◆ **Aim of the task**: Reproduce verbatim the lines up to and including the one with "import pandas as pd", starting from the first.

--- start Input rows ---

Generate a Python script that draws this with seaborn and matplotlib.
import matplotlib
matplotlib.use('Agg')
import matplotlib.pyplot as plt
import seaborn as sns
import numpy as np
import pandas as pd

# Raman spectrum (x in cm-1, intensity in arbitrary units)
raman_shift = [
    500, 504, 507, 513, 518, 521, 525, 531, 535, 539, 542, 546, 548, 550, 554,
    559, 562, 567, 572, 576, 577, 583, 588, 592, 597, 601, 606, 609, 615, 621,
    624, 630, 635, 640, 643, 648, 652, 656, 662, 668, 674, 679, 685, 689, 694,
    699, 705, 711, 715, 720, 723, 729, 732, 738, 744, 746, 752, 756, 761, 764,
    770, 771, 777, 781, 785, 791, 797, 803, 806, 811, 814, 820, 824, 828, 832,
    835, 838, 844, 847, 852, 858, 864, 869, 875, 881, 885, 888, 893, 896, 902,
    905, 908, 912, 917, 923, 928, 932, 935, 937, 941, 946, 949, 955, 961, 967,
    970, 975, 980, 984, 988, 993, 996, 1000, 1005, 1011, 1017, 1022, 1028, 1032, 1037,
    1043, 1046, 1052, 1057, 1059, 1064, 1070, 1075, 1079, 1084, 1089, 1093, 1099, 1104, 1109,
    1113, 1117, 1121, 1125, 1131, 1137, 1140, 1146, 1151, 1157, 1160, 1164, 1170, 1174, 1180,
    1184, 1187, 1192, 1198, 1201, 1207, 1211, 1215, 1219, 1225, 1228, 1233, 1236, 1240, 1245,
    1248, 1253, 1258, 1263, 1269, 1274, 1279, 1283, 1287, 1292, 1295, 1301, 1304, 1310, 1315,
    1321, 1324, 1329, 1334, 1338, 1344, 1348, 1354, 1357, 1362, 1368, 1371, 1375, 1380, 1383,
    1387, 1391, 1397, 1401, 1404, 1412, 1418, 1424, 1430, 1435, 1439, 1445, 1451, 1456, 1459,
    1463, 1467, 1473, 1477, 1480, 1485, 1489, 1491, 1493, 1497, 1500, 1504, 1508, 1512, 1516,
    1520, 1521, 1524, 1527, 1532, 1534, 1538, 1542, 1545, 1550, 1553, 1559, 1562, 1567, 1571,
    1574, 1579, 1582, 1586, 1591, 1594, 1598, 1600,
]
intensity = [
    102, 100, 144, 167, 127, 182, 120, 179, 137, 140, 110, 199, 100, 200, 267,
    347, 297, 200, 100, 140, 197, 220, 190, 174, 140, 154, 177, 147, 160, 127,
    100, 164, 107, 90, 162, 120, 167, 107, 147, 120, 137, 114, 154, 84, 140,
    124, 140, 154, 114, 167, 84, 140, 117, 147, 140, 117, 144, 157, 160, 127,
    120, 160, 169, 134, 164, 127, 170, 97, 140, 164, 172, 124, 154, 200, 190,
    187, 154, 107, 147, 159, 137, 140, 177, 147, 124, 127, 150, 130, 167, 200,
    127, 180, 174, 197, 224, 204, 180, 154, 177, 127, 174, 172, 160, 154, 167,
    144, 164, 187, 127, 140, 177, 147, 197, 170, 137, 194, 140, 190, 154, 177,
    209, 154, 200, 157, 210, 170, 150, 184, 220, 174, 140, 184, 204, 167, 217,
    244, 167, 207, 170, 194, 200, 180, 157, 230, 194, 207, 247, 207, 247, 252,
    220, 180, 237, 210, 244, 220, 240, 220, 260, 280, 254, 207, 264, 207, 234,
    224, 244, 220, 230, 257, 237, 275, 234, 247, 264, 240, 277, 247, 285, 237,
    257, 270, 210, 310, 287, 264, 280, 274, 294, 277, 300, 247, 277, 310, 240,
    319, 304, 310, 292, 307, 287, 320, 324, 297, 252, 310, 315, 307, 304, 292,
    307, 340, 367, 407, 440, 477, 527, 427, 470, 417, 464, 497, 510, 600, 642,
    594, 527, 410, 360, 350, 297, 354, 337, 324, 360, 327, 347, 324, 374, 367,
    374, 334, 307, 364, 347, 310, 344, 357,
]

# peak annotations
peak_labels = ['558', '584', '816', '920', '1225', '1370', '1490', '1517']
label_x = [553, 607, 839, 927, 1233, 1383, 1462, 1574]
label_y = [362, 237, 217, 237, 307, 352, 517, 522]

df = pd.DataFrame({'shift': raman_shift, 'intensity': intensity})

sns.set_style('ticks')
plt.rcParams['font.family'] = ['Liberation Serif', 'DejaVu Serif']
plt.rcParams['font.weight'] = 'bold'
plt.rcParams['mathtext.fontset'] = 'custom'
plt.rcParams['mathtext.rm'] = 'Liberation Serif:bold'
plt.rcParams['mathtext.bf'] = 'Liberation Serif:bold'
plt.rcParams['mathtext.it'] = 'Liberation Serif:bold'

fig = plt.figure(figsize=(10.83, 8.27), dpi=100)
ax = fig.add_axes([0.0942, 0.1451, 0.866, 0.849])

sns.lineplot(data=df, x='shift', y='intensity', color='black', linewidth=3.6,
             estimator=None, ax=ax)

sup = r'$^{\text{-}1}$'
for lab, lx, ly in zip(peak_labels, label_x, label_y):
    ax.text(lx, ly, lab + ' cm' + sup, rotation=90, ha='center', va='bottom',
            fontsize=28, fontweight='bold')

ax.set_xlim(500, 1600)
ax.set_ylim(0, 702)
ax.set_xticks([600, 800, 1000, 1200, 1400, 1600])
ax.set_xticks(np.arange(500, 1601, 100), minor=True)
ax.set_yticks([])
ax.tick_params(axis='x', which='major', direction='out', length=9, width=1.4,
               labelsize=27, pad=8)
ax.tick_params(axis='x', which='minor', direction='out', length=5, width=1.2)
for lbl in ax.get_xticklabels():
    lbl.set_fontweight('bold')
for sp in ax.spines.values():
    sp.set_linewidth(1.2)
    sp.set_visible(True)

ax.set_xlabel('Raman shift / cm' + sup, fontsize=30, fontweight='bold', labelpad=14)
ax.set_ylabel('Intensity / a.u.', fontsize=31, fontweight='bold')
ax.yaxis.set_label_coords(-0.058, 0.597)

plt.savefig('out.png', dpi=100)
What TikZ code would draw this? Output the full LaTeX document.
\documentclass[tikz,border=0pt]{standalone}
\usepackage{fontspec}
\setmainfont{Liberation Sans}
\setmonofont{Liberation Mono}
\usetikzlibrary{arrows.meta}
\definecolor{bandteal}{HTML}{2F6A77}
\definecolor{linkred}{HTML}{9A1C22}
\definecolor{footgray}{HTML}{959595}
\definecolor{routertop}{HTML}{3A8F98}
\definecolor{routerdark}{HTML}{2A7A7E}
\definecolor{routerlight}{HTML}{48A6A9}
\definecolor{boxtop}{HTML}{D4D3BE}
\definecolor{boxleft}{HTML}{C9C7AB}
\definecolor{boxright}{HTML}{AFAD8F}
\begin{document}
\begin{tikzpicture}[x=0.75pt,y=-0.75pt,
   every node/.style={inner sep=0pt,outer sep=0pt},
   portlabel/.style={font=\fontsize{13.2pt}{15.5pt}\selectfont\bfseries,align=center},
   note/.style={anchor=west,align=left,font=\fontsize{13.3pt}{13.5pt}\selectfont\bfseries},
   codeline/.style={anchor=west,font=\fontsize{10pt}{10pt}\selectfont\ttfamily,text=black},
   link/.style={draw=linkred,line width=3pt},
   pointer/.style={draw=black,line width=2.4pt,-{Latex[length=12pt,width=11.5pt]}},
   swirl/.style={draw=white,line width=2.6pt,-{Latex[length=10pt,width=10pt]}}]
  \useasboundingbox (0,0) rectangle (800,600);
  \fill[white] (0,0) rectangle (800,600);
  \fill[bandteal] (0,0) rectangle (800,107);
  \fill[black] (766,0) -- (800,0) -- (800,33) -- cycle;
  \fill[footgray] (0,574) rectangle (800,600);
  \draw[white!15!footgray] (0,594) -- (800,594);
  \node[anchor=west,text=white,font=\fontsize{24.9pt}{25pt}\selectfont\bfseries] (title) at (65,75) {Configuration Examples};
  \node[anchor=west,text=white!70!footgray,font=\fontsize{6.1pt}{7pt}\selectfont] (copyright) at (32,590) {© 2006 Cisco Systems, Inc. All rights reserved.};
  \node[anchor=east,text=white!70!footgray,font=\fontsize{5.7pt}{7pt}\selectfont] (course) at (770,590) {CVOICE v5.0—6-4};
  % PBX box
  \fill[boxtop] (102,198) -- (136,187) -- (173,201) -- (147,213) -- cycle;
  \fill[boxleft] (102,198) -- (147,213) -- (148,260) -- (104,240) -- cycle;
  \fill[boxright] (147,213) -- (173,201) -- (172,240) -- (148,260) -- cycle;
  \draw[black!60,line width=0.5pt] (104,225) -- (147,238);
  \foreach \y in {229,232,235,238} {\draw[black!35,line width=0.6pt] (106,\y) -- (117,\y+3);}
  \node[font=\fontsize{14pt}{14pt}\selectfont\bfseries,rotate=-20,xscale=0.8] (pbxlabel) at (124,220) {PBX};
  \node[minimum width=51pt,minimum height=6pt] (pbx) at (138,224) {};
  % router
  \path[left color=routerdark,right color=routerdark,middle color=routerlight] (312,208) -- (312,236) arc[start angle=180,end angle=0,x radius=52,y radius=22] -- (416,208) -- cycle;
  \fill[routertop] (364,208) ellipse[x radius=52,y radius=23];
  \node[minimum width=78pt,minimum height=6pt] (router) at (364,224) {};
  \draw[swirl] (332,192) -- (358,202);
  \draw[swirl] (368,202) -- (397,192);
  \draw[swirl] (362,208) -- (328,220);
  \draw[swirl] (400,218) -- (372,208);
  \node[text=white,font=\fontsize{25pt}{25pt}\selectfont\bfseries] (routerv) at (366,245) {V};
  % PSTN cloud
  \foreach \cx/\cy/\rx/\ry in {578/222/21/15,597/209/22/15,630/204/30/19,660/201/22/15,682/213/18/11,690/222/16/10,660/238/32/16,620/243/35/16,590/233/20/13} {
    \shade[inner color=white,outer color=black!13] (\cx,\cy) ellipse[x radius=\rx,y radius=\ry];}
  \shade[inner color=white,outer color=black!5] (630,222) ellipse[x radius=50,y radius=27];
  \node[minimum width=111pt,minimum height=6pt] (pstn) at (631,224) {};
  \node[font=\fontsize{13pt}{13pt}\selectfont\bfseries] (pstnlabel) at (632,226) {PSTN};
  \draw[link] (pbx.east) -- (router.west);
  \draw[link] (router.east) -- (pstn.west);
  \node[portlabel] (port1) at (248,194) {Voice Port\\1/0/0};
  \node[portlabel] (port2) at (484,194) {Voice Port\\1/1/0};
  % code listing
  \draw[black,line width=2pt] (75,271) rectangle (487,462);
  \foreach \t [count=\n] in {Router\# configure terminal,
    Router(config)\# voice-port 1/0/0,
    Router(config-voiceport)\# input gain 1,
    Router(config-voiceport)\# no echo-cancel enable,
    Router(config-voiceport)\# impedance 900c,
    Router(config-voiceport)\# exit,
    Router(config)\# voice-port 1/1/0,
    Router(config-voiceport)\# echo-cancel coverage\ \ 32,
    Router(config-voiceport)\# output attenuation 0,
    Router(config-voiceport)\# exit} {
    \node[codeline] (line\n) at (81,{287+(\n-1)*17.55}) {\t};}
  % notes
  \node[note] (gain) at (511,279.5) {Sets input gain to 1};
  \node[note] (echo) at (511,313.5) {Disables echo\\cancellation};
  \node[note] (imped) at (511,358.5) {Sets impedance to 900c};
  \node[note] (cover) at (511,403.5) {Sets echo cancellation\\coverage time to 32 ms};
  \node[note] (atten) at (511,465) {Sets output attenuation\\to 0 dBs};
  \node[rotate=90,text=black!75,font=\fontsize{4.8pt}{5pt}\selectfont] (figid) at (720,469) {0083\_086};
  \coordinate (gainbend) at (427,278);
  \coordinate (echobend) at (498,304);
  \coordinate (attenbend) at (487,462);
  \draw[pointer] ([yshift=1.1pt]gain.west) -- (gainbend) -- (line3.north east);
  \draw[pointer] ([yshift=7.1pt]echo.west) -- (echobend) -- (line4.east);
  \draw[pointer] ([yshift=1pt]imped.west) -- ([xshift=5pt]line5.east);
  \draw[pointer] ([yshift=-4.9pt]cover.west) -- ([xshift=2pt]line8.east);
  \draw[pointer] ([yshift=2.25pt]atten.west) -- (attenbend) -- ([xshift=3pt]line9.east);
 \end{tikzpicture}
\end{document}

--- end Input rows ---

◆ **Finished task**:
Generate a Python script that draws this with seaborn and matplotlib.
import matplotlib
matplotlib.use('Agg')
import matplotlib.pyplot as plt
import seaborn as sns
import numpy as np
import pandas as pd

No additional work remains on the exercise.